The Clinton administration is warning that Congress' failure to help replenish the International Monetary Fund only will add to the world's financial jitters.

"We cannot lead without resources," Secretary of State Madeleine Albright said.Despite her last-minute appeal, the House on Thursday snubbed President Clinton's request for an $18 billion line of credit to help the IMF make new loans after its accounts were badly strained by the economic crises in Asia and Russia.

Instead, the House earmarked only about $3.5 billion in new credit for the IMF as part of a major foreign aid bill it then passed late Thursday 255-161.

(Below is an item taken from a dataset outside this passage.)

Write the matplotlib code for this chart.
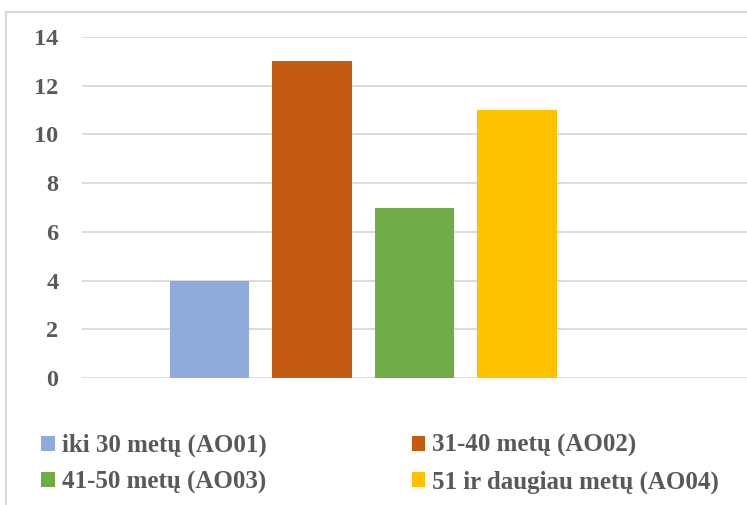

Because the measure also contains anti-abortion language and cuts other cherished administration international programs, it already had faced a veto threat - one Albright renewed.

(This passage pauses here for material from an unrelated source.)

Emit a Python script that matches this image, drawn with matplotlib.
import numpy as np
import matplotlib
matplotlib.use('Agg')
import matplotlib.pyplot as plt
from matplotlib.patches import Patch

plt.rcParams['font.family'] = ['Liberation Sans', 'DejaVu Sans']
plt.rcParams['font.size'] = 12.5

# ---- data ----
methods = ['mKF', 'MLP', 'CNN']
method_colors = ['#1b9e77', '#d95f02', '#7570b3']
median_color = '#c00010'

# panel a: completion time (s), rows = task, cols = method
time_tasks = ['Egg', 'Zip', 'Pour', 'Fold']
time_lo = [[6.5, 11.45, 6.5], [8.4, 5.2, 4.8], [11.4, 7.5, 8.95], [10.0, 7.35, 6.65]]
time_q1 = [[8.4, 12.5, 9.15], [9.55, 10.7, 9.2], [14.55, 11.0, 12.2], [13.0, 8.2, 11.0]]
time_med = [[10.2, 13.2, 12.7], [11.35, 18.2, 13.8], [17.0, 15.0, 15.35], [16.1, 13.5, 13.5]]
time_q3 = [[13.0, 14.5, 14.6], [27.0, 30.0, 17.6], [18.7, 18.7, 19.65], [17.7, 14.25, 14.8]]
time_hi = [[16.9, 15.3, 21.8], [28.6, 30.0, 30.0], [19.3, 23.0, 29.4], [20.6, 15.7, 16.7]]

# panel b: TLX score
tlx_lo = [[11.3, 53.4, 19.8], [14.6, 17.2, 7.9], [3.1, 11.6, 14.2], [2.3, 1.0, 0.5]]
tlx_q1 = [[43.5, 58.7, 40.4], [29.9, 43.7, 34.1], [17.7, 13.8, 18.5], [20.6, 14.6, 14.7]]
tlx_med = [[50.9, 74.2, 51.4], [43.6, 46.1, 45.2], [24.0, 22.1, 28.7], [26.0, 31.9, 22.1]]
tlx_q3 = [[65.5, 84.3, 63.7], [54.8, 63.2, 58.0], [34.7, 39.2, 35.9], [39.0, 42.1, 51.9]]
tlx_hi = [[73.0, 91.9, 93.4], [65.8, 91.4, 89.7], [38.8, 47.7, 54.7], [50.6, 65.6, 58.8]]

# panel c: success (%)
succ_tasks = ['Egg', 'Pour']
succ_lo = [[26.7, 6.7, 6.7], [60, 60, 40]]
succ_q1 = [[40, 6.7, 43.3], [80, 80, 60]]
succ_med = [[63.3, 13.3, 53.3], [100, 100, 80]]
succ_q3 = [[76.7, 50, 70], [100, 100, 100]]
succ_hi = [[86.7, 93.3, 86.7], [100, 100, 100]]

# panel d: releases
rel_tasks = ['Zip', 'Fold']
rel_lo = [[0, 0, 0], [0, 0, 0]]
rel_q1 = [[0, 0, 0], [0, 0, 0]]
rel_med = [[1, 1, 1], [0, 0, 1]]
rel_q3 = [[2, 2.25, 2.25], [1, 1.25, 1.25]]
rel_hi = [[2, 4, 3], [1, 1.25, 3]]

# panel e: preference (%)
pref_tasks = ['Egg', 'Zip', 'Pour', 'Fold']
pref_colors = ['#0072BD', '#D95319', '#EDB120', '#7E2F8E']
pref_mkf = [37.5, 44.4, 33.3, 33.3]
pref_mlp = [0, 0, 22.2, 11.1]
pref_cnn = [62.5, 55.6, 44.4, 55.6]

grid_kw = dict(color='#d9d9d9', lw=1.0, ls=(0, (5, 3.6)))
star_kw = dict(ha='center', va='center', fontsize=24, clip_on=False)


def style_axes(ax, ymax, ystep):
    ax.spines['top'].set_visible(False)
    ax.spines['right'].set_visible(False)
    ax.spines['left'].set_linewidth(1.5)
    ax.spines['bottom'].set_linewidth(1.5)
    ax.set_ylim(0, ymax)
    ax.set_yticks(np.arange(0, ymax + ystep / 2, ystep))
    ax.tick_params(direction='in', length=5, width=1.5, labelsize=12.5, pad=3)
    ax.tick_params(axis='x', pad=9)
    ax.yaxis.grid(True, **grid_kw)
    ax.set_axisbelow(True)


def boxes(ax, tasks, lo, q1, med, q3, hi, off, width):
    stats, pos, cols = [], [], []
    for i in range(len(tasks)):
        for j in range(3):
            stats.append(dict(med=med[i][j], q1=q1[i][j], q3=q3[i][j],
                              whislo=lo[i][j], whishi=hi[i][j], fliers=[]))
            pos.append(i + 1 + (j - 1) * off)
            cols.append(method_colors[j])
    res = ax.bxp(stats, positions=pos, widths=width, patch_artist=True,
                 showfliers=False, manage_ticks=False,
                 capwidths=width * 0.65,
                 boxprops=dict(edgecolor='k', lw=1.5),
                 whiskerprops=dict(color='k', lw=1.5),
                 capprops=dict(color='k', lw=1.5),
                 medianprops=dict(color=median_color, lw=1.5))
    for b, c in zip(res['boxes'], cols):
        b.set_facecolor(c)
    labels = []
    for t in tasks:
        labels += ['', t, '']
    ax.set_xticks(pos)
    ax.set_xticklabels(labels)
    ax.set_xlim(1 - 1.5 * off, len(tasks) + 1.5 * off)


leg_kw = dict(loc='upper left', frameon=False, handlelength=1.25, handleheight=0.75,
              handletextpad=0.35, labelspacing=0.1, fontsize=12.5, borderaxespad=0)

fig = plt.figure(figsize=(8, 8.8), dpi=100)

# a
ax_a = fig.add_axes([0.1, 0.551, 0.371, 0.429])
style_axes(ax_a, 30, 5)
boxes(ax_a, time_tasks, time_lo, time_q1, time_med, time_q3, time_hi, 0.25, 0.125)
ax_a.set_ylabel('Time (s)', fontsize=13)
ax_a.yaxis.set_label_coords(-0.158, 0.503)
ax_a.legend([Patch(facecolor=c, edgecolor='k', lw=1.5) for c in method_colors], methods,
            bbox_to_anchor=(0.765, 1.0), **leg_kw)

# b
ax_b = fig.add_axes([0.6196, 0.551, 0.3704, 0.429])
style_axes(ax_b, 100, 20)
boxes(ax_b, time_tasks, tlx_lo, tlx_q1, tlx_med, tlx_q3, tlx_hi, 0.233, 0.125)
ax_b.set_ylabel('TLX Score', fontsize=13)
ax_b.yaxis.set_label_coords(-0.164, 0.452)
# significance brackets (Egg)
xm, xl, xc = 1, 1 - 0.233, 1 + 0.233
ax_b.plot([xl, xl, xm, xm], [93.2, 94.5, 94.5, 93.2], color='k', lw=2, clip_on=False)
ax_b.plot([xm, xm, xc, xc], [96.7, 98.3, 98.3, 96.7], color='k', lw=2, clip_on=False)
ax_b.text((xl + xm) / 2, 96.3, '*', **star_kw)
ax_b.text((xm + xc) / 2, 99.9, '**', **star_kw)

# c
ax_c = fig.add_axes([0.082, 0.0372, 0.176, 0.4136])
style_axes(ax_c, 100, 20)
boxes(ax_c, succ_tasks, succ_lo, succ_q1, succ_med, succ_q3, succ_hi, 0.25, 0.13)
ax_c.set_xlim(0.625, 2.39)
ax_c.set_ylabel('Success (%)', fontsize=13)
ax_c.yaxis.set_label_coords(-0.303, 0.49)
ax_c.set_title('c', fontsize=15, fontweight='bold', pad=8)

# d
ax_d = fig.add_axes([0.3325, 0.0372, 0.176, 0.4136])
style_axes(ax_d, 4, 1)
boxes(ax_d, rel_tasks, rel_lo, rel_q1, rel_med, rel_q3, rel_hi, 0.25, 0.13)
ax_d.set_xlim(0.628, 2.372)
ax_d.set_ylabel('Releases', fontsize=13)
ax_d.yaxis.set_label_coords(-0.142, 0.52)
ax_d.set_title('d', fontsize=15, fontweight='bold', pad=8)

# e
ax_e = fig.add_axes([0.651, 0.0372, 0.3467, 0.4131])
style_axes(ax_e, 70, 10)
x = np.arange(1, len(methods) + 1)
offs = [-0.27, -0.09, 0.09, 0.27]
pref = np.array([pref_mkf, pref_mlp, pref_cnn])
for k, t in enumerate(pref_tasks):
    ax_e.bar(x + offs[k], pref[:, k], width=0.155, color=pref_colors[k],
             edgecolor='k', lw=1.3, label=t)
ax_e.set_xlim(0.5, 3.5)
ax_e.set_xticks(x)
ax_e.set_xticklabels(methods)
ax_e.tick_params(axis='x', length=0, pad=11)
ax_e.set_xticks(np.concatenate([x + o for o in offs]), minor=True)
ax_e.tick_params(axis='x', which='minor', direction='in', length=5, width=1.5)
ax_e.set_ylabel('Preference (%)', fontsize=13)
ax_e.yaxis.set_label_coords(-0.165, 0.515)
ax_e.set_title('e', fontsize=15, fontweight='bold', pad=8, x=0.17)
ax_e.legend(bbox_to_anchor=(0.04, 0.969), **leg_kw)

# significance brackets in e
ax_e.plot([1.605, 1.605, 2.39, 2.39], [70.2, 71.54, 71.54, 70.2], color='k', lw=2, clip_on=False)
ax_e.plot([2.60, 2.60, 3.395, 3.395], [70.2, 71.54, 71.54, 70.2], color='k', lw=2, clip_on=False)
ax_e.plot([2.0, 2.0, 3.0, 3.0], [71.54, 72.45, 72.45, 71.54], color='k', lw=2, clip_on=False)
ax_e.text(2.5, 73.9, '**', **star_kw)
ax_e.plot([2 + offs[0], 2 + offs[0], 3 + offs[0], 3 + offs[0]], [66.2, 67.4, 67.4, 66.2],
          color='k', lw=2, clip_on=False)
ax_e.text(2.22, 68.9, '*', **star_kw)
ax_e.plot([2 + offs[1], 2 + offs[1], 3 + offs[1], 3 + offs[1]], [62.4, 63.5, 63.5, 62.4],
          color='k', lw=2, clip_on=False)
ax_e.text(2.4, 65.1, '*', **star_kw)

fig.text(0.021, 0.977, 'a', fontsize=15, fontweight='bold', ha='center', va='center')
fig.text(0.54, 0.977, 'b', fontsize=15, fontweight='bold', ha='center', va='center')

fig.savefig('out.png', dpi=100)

Clinton's last and only hope of getting the full $18 billion for the IMF lies with a House-Senate conference committee that will craft a final version of the foreign aid bill. The Senate-passed version includes the full amount.

House GOP leaders left open that possibility but said they would insist that the money be tempered by conditions designed to overhaul IMF lending practices.

"There is not going to be any money appropriated by this House until serious reforms have passed," said Rep. Sonny Callahan, R-Ala., chairman of the Appropriations subcommittee on foreign operations.

Despite a Democratic outcry, the Republican leadership did not even permit a House vote on the full amount.

"We cannot wait any longer" on giving the IMF the funds it needs to try to stabilize collapsing currencies, said Rep. David Obey, D-Wis., senior Democrat on the House Appropriations Committee. "Our position in the world economy is going to become a lot shakier than it is today."

Albright had similar words.

With the nation looking to Washington to calm "a jittery world economy, it is, frankly, hard for me to understand why the leadership of the House of Representatives - the people's house - would fail to support IMF funding to the utmost," she said in a speech to a foreign policy organization.